Deep memory during the Crimean crisis: References to the Great Patriotic War in Russian news translation

Anneleen Spiessens
Abstract

In Russian media and statements by Kremlin officials, the current war in Ukraine is regularly imagined through the lens of World War II. Protection of ethnic kins in Crimea against their local “fascist” government is even invoked to justify the annexation of the peninsula in March 2014. A narrative analysis of a corpus consisting of 770 English and French newspaper articles and 39 translations demonstrates how the Russian news translation website InoSMI re-interprets Western reports on the Crimean crisis by triggering “deep memory” (Wertsch 2008a, 2008b) of the Great Patriotic War. Through selective appropriation, translation shifts and manipulation of visual material, the internet portal highlights particular aspects of the WW II narrative template that activate simplified schemata opposing Russian “patriots” and Ukrainian “fascists.” The paper thus underscores the role of news translation as ideological memory-work.

Keywords:
Publication history
Table of contents

On 21 February 2015, thousands of people gathered in Moscow to mark one year since the toppling of the former Ukrainian president Viktor Yanukovych.
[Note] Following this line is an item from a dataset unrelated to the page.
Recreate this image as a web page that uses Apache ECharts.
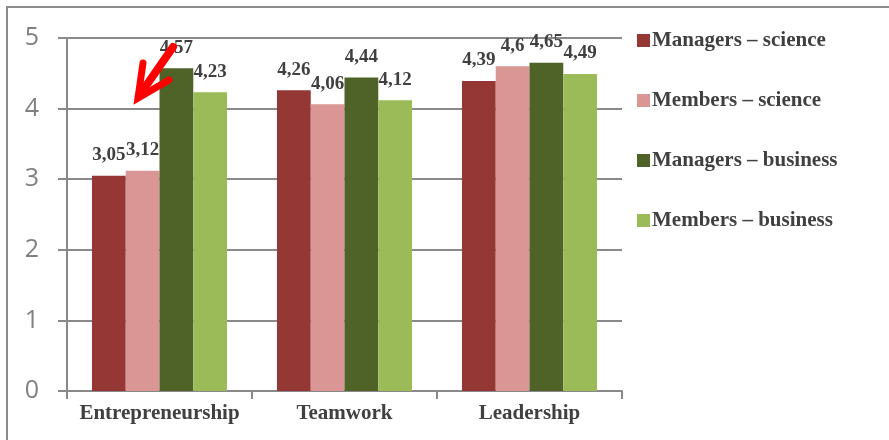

The rally was organised by the “Anti-Maidan movement” that wanted to prevent a similar “fascist coup” in Russia. Their rhetoric strongly echoed statements of Russian president Vladimir Putin who, in his speech at the Duma on the day of the Crimean annexation, attributed the government takeover in Ukraine to “nationalists, neo-Nazis, Russophobes and anti-Semites,” backed by their Western allies. Although acknowledging “the right to peaceful protest” against corruption, inefficient state management and poverty – after all, pro-Russian protests were spreading over the Donbass at the time – Putin concluded that “we can all clearly see the intentions of these ideological heirs of Bandera, Hitler’s accomplice during World War II.”